One, he said, is for U.N. representatives to convince Islamic State fighters to let them go or be pummeled by American airstrikes. The second is a corridor secured by peshmerga or Iraq army troops and U.S. airpower.
To establish a humanitarian corridor, the United Nations and any nations that participated would have to overcome the Islamic State group's military advantage over Kurdish security forces, the peshmerga.
“Security would have to be provided by the Iraqis, especially the Kurds, with air cover from the U.S. and possibly the British and the French,” a U.N. official said on condition of anonymity.
No combat troops
Obama has insisted that he will not send U.S. combat troops back to Iraq, saying the U.S. military response will be limited to protecting the Yazidis and the Kurdish city of Irbil, where numerous U.S. advisers are present.
For now, many Yazidis appear to prefer contending with the Sinjar mountains than taking their chance with Islamic State fighters.

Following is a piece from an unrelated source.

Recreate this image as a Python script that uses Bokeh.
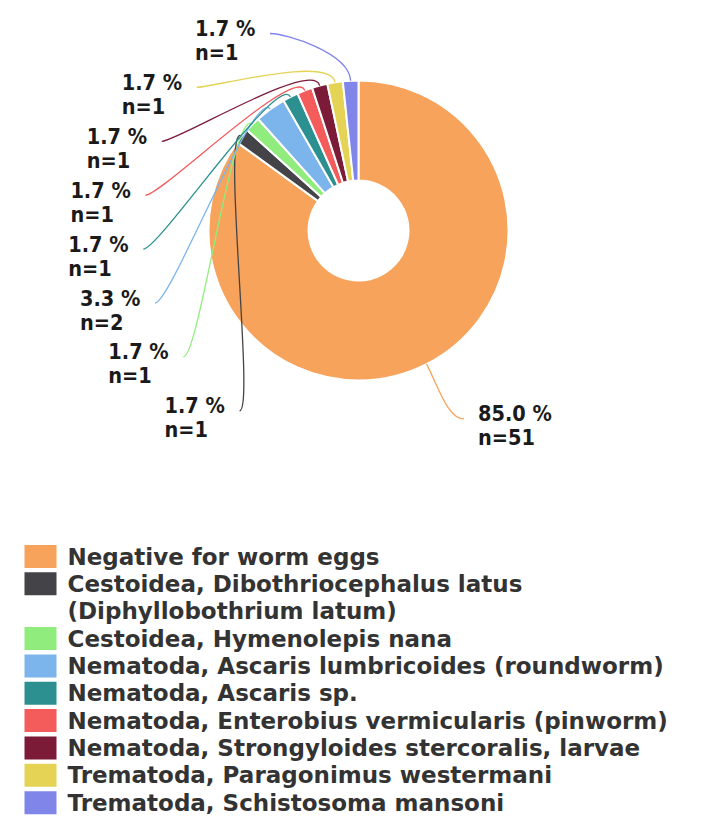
import math
from bokeh.plotting import figure
from bokeh.models import Range1d, ColumnDataSource
from bokeh.core.properties import value
from bokeh.embed import file_html
from bokeh.resources import INLINE

# ---------------- data ----------------
categories = [
    "Negative for worm eggs",
    "Cestoidea, Dibothriocephalus latus\n(Diphyllobothrium latum)",
    "Cestoidea, Hymenolepis nana",
    "Nematoda, Ascaris lumbricoides (roundworm)",
    "Nematoda, Ascaris sp.",
    "Nematoda, Enterobius vermicularis (pinworm)",
    "Nematoda, Strongyloides stercoralis, larvae",
    "Trematoda, Paragonimus westermani",
    "Trematoda, Schistosoma mansoni",
]
counts = [51, 1, 1, 2, 1, 1, 1, 1, 1]
colors = ["#f7a35c", "#434348", "#90ed7d", "#7cb5ec", "#2b908f",
          "#f45b5b", "#7b1b38", "#e4d354", "#8085e9"]

# ---------------- layout ----------------
W, H = 696, 818


def X(px):
    return px


def Y(py):
    return H - py


CX, CY = 358, 230          # pie centre (image px)
R_OUT, R_IN = 150, 50
R_LABEL = 216
LEFT_TOP, LEFT_STEP = 33, 53.9
LABEL_FONT = value("DejaVu Sans Condensed")
LEGEND_FONT = value("DejaVu Sans")

total = sum(counts)

p = figure(width=W, height=H, output_backend="svg", toolbar_location=None,
           x_range=Range1d(0, W), y_range=Range1d(0, H),
           x_axis_location=None, y_axis_location=None, min_border=0)
p.grid.visible = False
p.outline_line_color = None
p.background_fill_color = "white"

# wedges
starts, ends, mids = [], [], []
cum = 0
for c in counts:
    a0 = math.pi / 2 - 2 * math.pi * cum / total
    a1 = math.pi / 2 - 2 * math.pi * (cum + c) / total
    starts.append(a0)
    ends.append(a1)
    mids.append((a0 + a1) / 2)
    cum += c

src = ColumnDataSource(dict(start=starts, end=ends, color=colors))
p.annular_wedge(x=X(CX), y=Y(CY), inner_radius=R_IN, outer_radius=R_OUT,
                start_angle="start", end_angle="end", direction="clock",
                fill_color="color", line_color="white", line_width=2, source=src)

# data labels with connectors
bx0, by0, bx1, by1, bc0x, bc0y, bc1x, bc1y, bcol = [], [], [], [], [], [], [], [], []
t_x, t_y, t_text = [], [], []
n_left = len(counts) - 1
for i, c in enumerate(counts):
    m = mids[i]
    ux, uy = math.cos(m), -math.sin(m)   # image-space direction (y down)
    p0x, p0y = CX + R_OUT * ux, CY + R_OUT * uy
    c0x, c0y = CX + (R_OUT + 28) * ux, CY + (R_OUT + 28) * uy
    if i == 0:
        ey = CY + R_LABEL * uy - 4
        ex = CX + math.sqrt(max(R_LABEL ** 2 - (ey - CY) ** 2, 0))
        c1x, c1y = ex - 16, ey
        tx = ex + 14
    else:
        ey = LEFT_TOP + (n_left - i) * LEFT_STEP
        ex = CX - math.sqrt(max(R_LABEL ** 2 - (ey - CY) ** 2, 0))
        c1x, c1y = ex + 16, ey
        tx = ex - 75
    bx0.append(X(p0x)); by0.append(Y(p0y))
    bx1.append(X(ex)); by1.append(Y(ey))
    bc0x.append(X(c0x)); bc0y.append(Y(c0y))
    bc1x.append(X(c1x)); bc1y.append(Y(c1y))
    bcol.append(colors[i])
    pct = f"{100 * c / total:.1f} %"
    t_x += [X(tx), X(tx)]
    t_y += [Y(ey - 5), Y(ey + 19)]
    t_text += [pct, f"n={c}"]

p.bezier(x0=bx0, y0=by0, x1=bx1, y1=by1, cx0=bc0x, cy0=bc0y, cx1=bc1x, cy1=bc1y,
         line_color=bcol, line_width=1.3)
p.text(x=t_x, y=t_y, text=t_text, text_font=LABEL_FONT, text_font_style="bold",
       text_font_size="21.5px", text_color="#1a1a1a", text_baseline="middle",
       text_align="left")

# legend
LEG_TOP, LEG_STEP = 556, 27.35
rx, ry, rc = [], [], []
lx, ly, lt = [], [], []
row = 0
for i, cat in enumerate(categories):
    y0 = LEG_TOP + row * LEG_STEP
    rx.append(X(40)); ry.append(Y(y0)); rc.append(colors[i])
    for line in cat.split("\n"):
        lx.append(X(67)); ly.append(Y(LEG_TOP + row * LEG_STEP)); lt.append(line)
        row += 1

p.rect(x=rx, y=ry, width=32, height=23, fill_color=rc, line_color=None)
p.text(x=lx, y=ly, text=lt, text_font=LEGEND_FONT, text_font_style="bold",
       text_font_size="23px", text_color="#333333", text_baseline="middle",
       text_align="left")

open("out.html", "w").write(file_html(p, INLINE))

Iraqi Human Rights Minister Mohammed Shia al-Sudani said on Sunday Islamic State fighters killed hundreds of Yazidis after seizing Sinjar, burying some alive and taking women as slaves.
Fred Hof, a former senior State Department official now at the Atlantic Council, said the U.S. strikes could help by enabling the peshmerga, who have suffered recent defeats at Islamic State hands, to regain the advantage.
“The key to rescuing tens of thousands of Yazidis is for the peshmerga - with tactical air support from U.S. Naval Aviation and Air Force assets - to clear the Sinjar area of (Islamic State) fighters and make it possible to rescue and resettle these terrified people and allow truck loads of emergency humanitarian aid to reach them,” he said.